Ease of Use Features
The title of this section is kind of a misnomer. PATs are anything but easy to use–they're tough tools that do a brutal job in the hardest possible materials. But there are two features that really separate the tools, nearly creating a tool category within a tool category–booster advance and pin collation.
Booster Advance. Each tool has a universal shot-strip that feeds through the bottom of the handle and ejects from the top of the tool with each shot. For the Powers and the Remington, you must slide the barrel to advance the strip after each shot. You can do this two ways: the old push/pull routine where the momentum of the moving barrel advances the shot-strip; or you can pump it like a pump-action shotgun with your free hand. While both methods work well on each tool–and are fine for plating a finished basement or setting junction boxes–if you're shooting in rapid succession, the barrel gets smoking hot. This means touching it to "pump" it is out of the question. And, if you're shooting down subfloor (about 100 nails per sheet), you're hunched over and the push/pull is just too much work.
The Hilti, Ramset, and Simpson shot-strips self-advance, which is a vital component to achieving production speed with these tools. Ramset utilizes a spring that pushes the barrel down when the tool is pulled off the work to advance the shot-strip. The action works well, saves time, and keeps your hands away from the barrel. Hilti and Simpson use recoil energy from the spent booster to advance the shot-strip. Both systems work extremely well.
Simpson's box is tough and has room for cleaning supplies, boosters, pins, and eye/ear protection.

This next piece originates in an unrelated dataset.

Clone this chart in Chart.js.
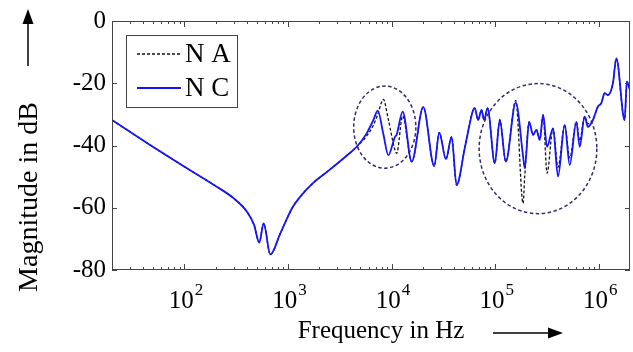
<!DOCTYPE html>
<html><head><meta charset="utf-8">
<script src="https://cdn.jsdelivr.net/npm/chart.js@4.4.0/dist/chart.umd.min.js"></script>
<style>html,body{margin:0;padding:0;background:#fff;}#wrap{width:633px;height:352px;}</style>
</head><body><div id="wrap"><canvas id="c" width="633" height="352"></canvas></div>
<script>
// Frequency points (Hz)
const frequencies = [20,50,100,200,300,400,470,528,582,675,843,1100,1300,1750,2500,3700,4600,
  5750,6670,7350,8320,9290,10780,11190,12790,15630,20200,25770,28830,33440,37930,42370,51000,
  61220,63550,68390,73770,78150,84330,99100,110700,126500,157900,185700,192700,212400,231900,
  250000,269200,289800,316500,361500,403800,468600,523600,607200,653400,729700,785400,877300,
  979700,1057000,1138000,1225000,1368000,1475000,1774000,1867000,2000000];
// Magnitude in dB, series "N A" (black dashed)
const seriesNA = [-31.8,-40.5,-46.8,-53.0,-57.0,-61.2,-65.5,-71.2,-65.0,-75.0,-68.2,-60.0,-56.6,-52.0,-47.9,-43.2,-40.4,
  -36.9,-33.5,-30.0,-25.2,-31.6,-41.5,-42.5,-30.5,-45.2,-27.7,-46.6,-35.9,-44.4,-37.2,-52.7,-40.6,
  -28.6,-28.0,-31.8,-28.6,-31.8,-28.0,-45.7,-31.8,-45.2,-25.5,-58.6,-50.0,-32.4,-36.6,
  -35.0,-38.2,-30.2,-48.9,-34.5,-47.0,-33.4,-44.0,-32.4,-38.5,-30.7,-33.0,-31.8,
  -27.5,-26.4,-23.2,-23.8,-20.0,-12.0,-31.8,-19.5,-22.2];
// Magnitude in dB, series "N C" (blue solid)
const seriesNC = [-31.8,-40.5,-46.8,-53.0,-57.0,-61.2,-65.5,-71.2,-65.0,-75.0,-68.2,-60.0,-56.6,-52.0,-47.9,-43.2,-40.4,
  -36.1,-31.8,-28.8,-36.3,-43.1,-37.2,-36.5,-29.1,-45.2,-27.7,-46.6,-35.9,-44.4,-37.2,-52.7,-40.6,
  -28.6,-28.0,-31.8,-28.6,-31.8,-28.0,-45.7,-31.8,-45.2,-26.2,-43.4,-47.3,-32.4,-36.6,
  -35.0,-38.2,-30.2,-40.4,-34.5,-50.0,-33.4,-46.3,-32.4,-40.4,-30.7,-34.0,-31.8,
  -27.5,-26.4,-23.2,-23.8,-20.0,-12.0,-31.8,-19.5,-22.2];
const seriesNames = ['N A', 'N C'];
const yTickValues = [0, -20, -40, -60, -80];
const xDecadeExponents = [2, 3, 4, 5, 6];
const xTitle = 'Frequency in Hz';
const yTitle = 'Magnitude in dB';
// highlighted regions: centre (Hz, dB), half-width in decades, half-height in dB
const highlightRegions = [
  {f: 8590, db: -34.1, decades: 0.30, dbRadius: 13.2},
  {f: 258800, db: -41.0, decades: 0.568, dbRadius: 20.9}
];

const FONT = '"Liberation Serif", "Times New Roman", serif';

const decor = {
  id: 'decor',
  afterDatasetsDraw(chart) {
    const ctx = chart.ctx, a = chart.chartArea;
    const xs = chart.scales.x, ys = chart.scales.y;
    ctx.save();
    // highlight ellipses
    ctx.strokeStyle = '#3b2670'; ctx.lineWidth = 1.5; ctx.setLineDash([3.5, 2.5]);
    highlightRegions.forEach(r => {
      const cx = xs.getPixelForValue(r.f), cy = ys.getPixelForValue(r.db);
      const rx = xs.getPixelForValue(r.f * Math.pow(10, r.decades)) - cx;
      const ry = ys.getPixelForValue(r.db - r.dbRadius) - cy;
      ctx.beginPath(); ctx.ellipse(cx, cy, rx, ry, 0, 0, Math.PI * 2); ctx.stroke();
    });
    ctx.setLineDash([]);
    // frame
    ctx.strokeStyle = '#444'; ctx.lineWidth = 1;
    ctx.strokeRect(a.left + 0.5, a.top + 0.5, a.right - a.left - 1, a.bottom - a.top - 1);
    // x ticks (inward, top & bottom)
    for (let d = 1; d <= 6; d++) {
      for (let m = 1; m <= 9; m++) {
        const v = m * Math.pow(10, d);
        if (v <= 20 || v >= 2e6) continue;
        const px = Math.round(xs.getPixelForValue(v)) + 0.5;
        const len = m === 1 ? 6 : 3;
        ctx.beginPath();
        ctx.moveTo(px, a.bottom); ctx.lineTo(px, a.bottom - len);
        ctx.moveTo(px, a.top); ctx.lineTo(px, a.top + len);
        ctx.stroke();
      }
    }
    // y ticks
    yTickValues.forEach(v => {
      const py = Math.round(ys.getPixelForValue(v)) + 0.5;
      ctx.beginPath();
      ctx.moveTo(a.left, py); ctx.lineTo(a.left + 5, py);
      ctx.moveTo(a.right, py); ctx.lineTo(a.right - 5, py);
      ctx.stroke();
    });
    // x tick labels 10^n
    ctx.fillStyle = '#000'; ctx.textBaseline = 'alphabetic';
    xDecadeExponents.forEach(e => {
      const px = xs.getPixelForValue(Math.pow(10, e));
      ctx.font = '25px ' + FONT;
      const wb = ctx.measureText('10').width;
      ctx.font = '17px ' + FONT;
      const we = ctx.measureText(String(e)).width;
      const x0 = px - (wb + we) / 2 + 1;
      ctx.font = '25px ' + FONT; ctx.textAlign = 'left';
      ctx.fillText('10', x0, 308);
      ctx.font = '17px ' + FONT;
      ctx.fillText(String(e), x0 + wb + 1, 295);
    });
    // axis titles
    ctx.font = '25px ' + FONT; ctx.textAlign = 'center'; ctx.textBaseline = 'middle';
    ctx.fillText(xTitle, 381, 331);
    ctx.save(); ctx.translate(30, 197); ctx.rotate(-Math.PI / 2);
    ctx.font = '28px ' + FONT;
    ctx.fillText(yTitle, 0, 0); ctx.restore();
    // arrows
    ctx.strokeStyle = '#000'; ctx.lineWidth = 1.5;
    ctx.beginPath(); ctx.moveTo(493, 333); ctx.lineTo(552, 333); ctx.stroke();
    ctx.beginPath(); ctx.moveTo(563, 333); ctx.lineTo(548, 327.5); ctx.lineTo(548, 338.5); ctx.closePath(); ctx.fill();
    ctx.beginPath(); ctx.moveTo(28, 66); ctx.lineTo(28, 20); ctx.stroke();
    ctx.beginPath(); ctx.moveTo(28, 9); ctx.lineTo(22.5, 24); ctx.lineTo(33.5, 24); ctx.closePath(); ctx.fill();
    // legend
    const lx = a.left + 14, ly = a.top + 14;
    ctx.fillStyle = '#fff'; ctx.fillRect(lx, ly, 112, 73);
    ctx.strokeStyle = '#444'; ctx.lineWidth = 1;
    ctx.strokeRect(lx + 0.5, ly + 0.5, 111, 72);
    const ds = chart.data.datasets;
    [0, 1].forEach(i => {
      const yy = ly + 19 + i * 34;
      ctx.strokeStyle = ds[i].borderColor; ctx.lineWidth = ds[i].borderWidth;
      ctx.setLineDash(ds[i].borderDash || []);
      ctx.beginPath(); ctx.moveTo(lx + 11, yy); ctx.lineTo(lx + 55, yy); ctx.stroke();
      ctx.setLineDash([]);
      ctx.fillStyle = '#000'; ctx.font = '27px ' + FONT; ctx.textAlign = 'left'; ctx.textBaseline = 'middle';
      ctx.fillText(ds[i].label, lx + 59, yy + 1);
    });
    ctx.restore();
  }
};

new Chart(document.getElementById('c'), {
  type: 'line',
  data: {
    datasets: [
      {label: seriesNames[0], data: frequencies.map((f, i) => ({x: f, y: seriesNA[i]})),
       borderColor: '#111', borderWidth: 1.3, borderDash: [3, 2], pointRadius: 0,
       cubicInterpolationMode: 'monotone', fill: false, order: 1},
      {label: seriesNames[1], data: frequencies.map((f, i) => ({x: f, y: seriesNC[i]})),
       borderColor: '#1414ff', borderWidth: 1.8, pointRadius: 0,
       cubicInterpolationMode: 'monotone', fill: false, order: 0}
    ]
  },
  options: {
    responsive: false, animation: false, devicePixelRatio: 1,
    layout: {padding: {left: 0, top: 21, right: 3, bottom: 0}},
    plugins: {legend: {display: false}, tooltip: {enabled: false}},
    scales: {
      x: {type: 'logarithmic', min: 20, max: 2e6,
          grid: {display: false, drawTicks: false}, border: {display: false},
          ticks: {display: false},
          afterFit: s => { s.height = 82; }},
      y: {type: 'linear', min: -80, max: 0,
          grid: {display: false, drawTicks: false}, border: {display: false},
          ticks: {stepSize: 20, padding: 6, color: '#000', font: {family: FONT, size: 25},
                  callback: v => yTickValues.includes(v) ? String(v) : ''},
          afterFit: s => { s.width = 112; }}
    }
  },
  plugins: [decor]
});
</script></body></html>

Credit: Photo: David Sharpe
Loading Pins. Each of the tools in this test is sold as a single-fire semi-automatic tool; however, the Hilti and Ramset models are upgradeable to fully-automatic. Hilti got their design right on the money: It can blast big 2-1/4-inch nails (vital for fastening 2-by stock), and it allows for a quick, one-handed change-out between semi-automatic and fully automatic for use with washered nails, non-collated nails, and working in tight places. Ramset's design works very well, but is a bit more limited. The magazine handles nails only up to 1-1/4 inches and the magazine change is more cumbersome. The Powers, Simpson, and Remington models are all manual-load tools and function well as designed.
Box. My jobsites are fast-paced places where tools and boxes get thrown in and out of gang boxes and from one corner of the site to the other. I need a toolbox that stands up but also holds all the accessories that the tool needs. Simpson leads the pack with a heavy-duty old-school steel box that has plenty of room for the tool, accessories, and all the shots and nails you'll need for the day or week. Next in line is the Powers box. It's well laid out with a slot or area for every item and accessory. It's a little light on space for nails and shots, but still works well. Hilti comes next with a nice big box that has enough room to store several clips of nails and shots, but not enough room for a day's work. The major drawback with all Hilti toolboxes is that you can't tell which side is up and you have to mark the top (we use a big duct tape X) to avoid opening it upside down–this really bothers me. Remington follows with a good basic box. Ramset's box is more like a foamed rifle case rather than a toolbox, with virtually no room for nails and shots.